Quem vê a drag queen baiana Sabrina Sasha brilhar nos palcos do Super Talento, o maior concurso de atores transformistas do estado, não imagina que ela nasceu em uma instituição de ensino. Diferente da maioria dos atores transformistas da cidade, Sabrina não começou nos palcos de bares e casas de show. Foi para apresentar seu Trabalho de Conclusão de Curso (TCC) que o psicólogo Franklin Xavier, 24 anos, criou a personagem, que mistura doçura e sabedoria. Mais do que uma personalidade ou um alter ego, Sabrina é uma homenagem a uma amiga transexual de Franklin que cometeu suicídio.

“Tudo começou lá no meu 5º semestre da faculdade. Sempre escrevi sobre aceitação do corpo, sobre ser quem você é e não se importar com o que as pessoas dizem sobre você”, conta Flanklin. Em um fórum da web, o então estudante de psicologia conheceu a feirense Marina*, uma menina transexual de 19 anos. “Ela me adicionou, começamos a conversar e viramos amigos”, revela. Ele e Marina* passaram a se falar todos os dias e tornaram-se grandes amigos. “Mesmo sem nos conhecer pessoalmente, tínhamos uma amizade daquelas que parecia que nos conhecíamos a anos. Conversávamos todos os dias. Marina* me contava toda sua rotina e vice-versa”, comenta.

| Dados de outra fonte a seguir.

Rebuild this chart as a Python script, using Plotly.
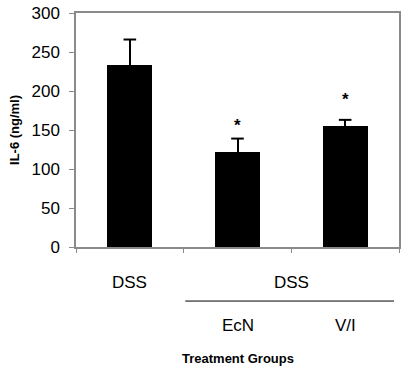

Nessa época, ele não tinha afinidade com temas de gênero, como transexualidade. Foi com a garota que aprendeu. “No curso de psicologia, a gente quase não ouve falar sobre gênero. Hoje, as coisas vêm mudando… Mas ela me mostrou muita coisa sobre esse universo e me ensinou demais”, lembra. Marina* o ajudou especialmente na primeira matéria do TCC. “Foi por causa dela que resolvi falar sobre transexualidade. Meu tema foi ‘Sou mulher sou menina: A construção da subjetividade de uma mulher transexual’”.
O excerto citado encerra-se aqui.